Le gel des avoirs concerne par ailleurs d'autres personnes, dont Patrice Lajeunesse et des proches (Claudia Lajeunesse, Gislain Stephano Lajeunesse et Ilyan Lajeunesse). Patrice Lajeunesse se déclare comme l'unique actionnaire de Keystone Properties, incorporée en septembre 2019 et qui aurait contracté un prêt de USD 11 145 000 pour financer des projets immobiliers, dont la phase 1 de North Point destinée aux étrangers. Mais il y a aussi l'homme d'affaires Hamza Aneel Goolbar, habitant du sud du pays et un des actionnaires d'AL Hisra International Ltd, frappé de ce gel des avoirs ; Frédéric Touati, milliardaire français et promoteur impliqué dans le méga projet de Plaisance City s'étendant sur une vingtaine d'hectares, et Yusuf Ali Maghoo, promoteur immobilier de luxe et ex-candidat de l'alliance PTr-PMSD lors des élections municipales de décembre 2012, entre autres.

Sans doute, cette affaire polarise l'attention des acteurs de cette industrie comme d'autres où le centre offshore est pointé du doigt, plus particulièrement dans la presse internationale. Il y a ainsi le cas allégué d'évasion fiscale impliquant un groupe français de bâtiment et travaux publics (BTP), Fayat, dont les deux filiales seraient soupçonnées d'avoir utilisé le centre offshore pour un montage fiscal illégal en vue d'être exempté d'impôt à Maurice. Ce cas, qui a fait l'objet d'une enquête de Mediapart, journal d'investigation français en ligne, s'ajoute à d'autres comme le scandale du groupe indien Adani du milliardaire Gautam Adani ou encore le gel des fonds libyens en mars, démontre que le centre offshore est loin d'être à l'abri des secousses qui peuvent le fragiliser.
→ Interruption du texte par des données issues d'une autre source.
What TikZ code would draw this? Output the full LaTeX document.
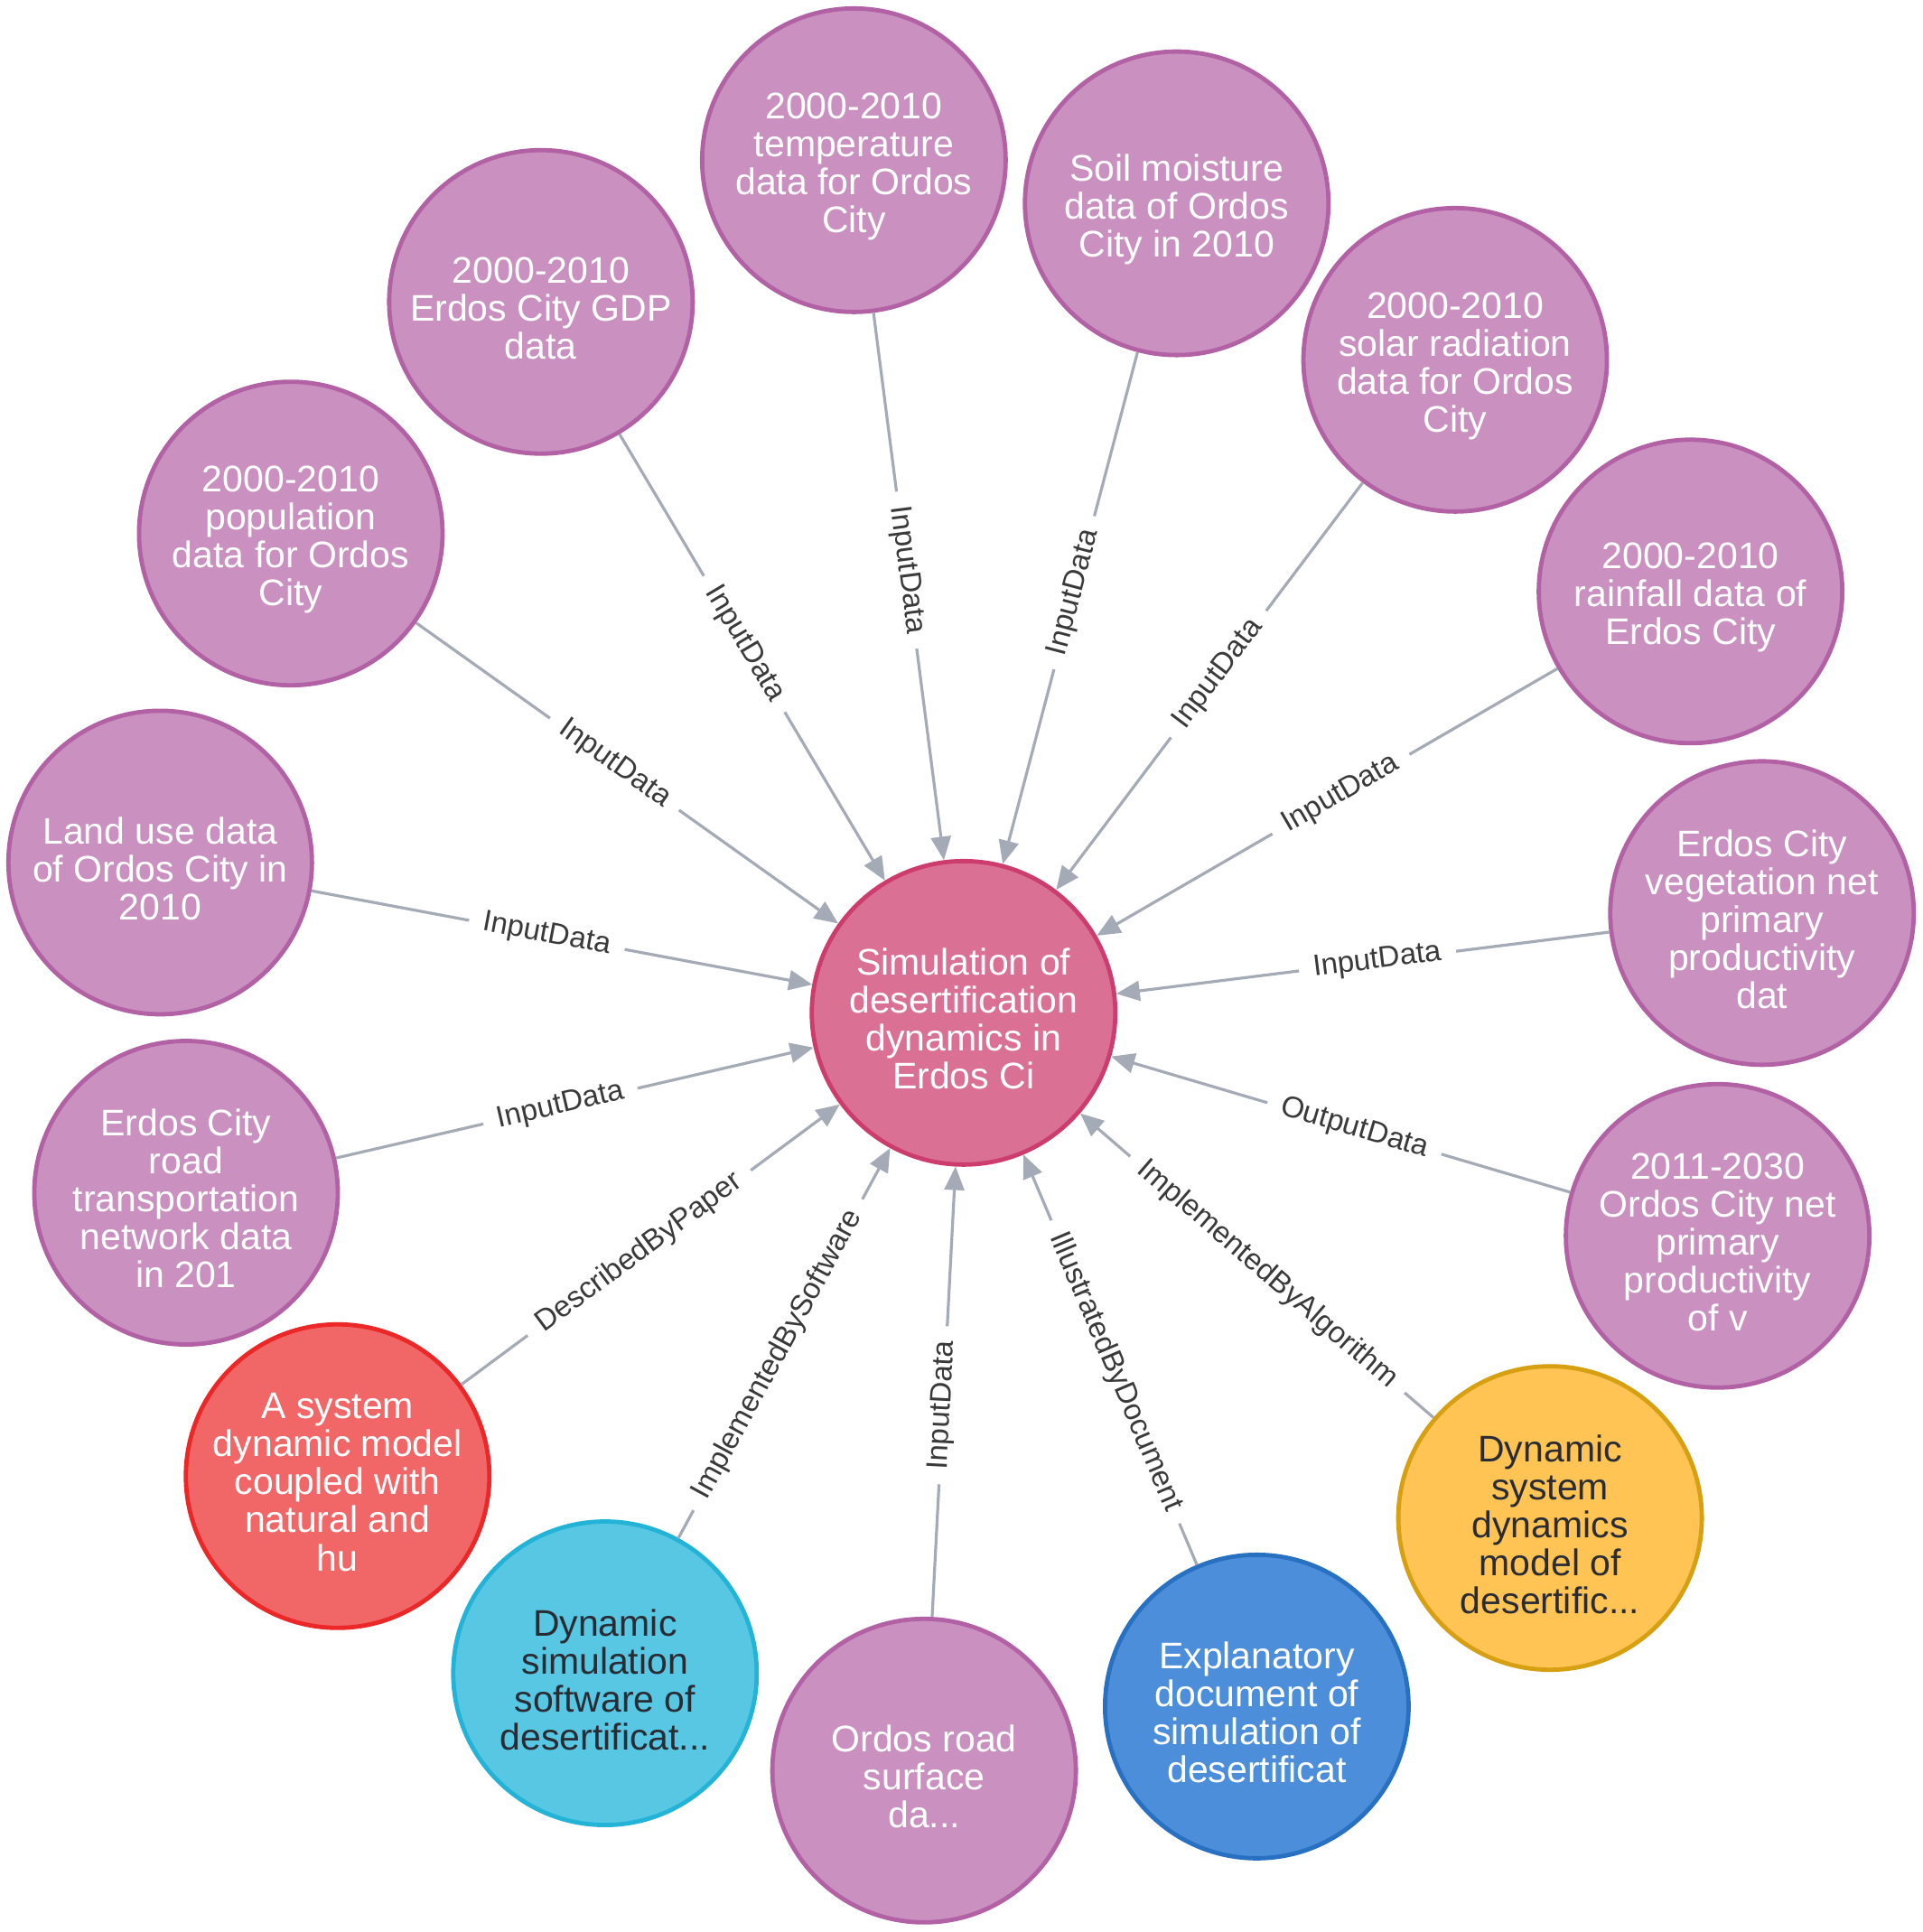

Toujours est-il que les opérateurs ne se sentent nullement inquiétés, sachant qu'il existe un suivi rigoureux par les instances régulatrices des services financiers pour s'assurer que les fraudes ou autres cas de blanchiment d'argent ne refassent surface. «L'affaire Stanford Asset Holding a le mérite de rassurer les opérateurs du Global Business que les autorités seront impitoyables contre les fraudeurs dans ce secteur. Elle montre que nous vivons dans un État de droit et que personne ne peut s'enrichir sur la base d'un transfert de fonds allégué et douteux», insiste Shahed Hoolash, Managing Director de Vistra (Mauritius) Ltd et un des directeurs de Mauritius Finance. John Chung, Managing Partner chez KPMG, abonde dans le même sens, rappelant que le secteur financier doit atteindre un niveau de maturité et que ses transactions ne doivent pas reposer dans l'opacité de ses opérations.

Quoi qu'il en soit, le secteur financier, tiré par le Global Business, demeure une proie facile pour ces opérateurs et financiers milliardaires qui ne reculeront devant rien pour contourner le système et s'enrichir. Il suffit que les autorités renforcent les garde-fous et s'emploient à sévir pour rendre le centre financier crédible, peu importe si l'investisseur se nomme Álvaro Sobrinho ou Gautam Adani.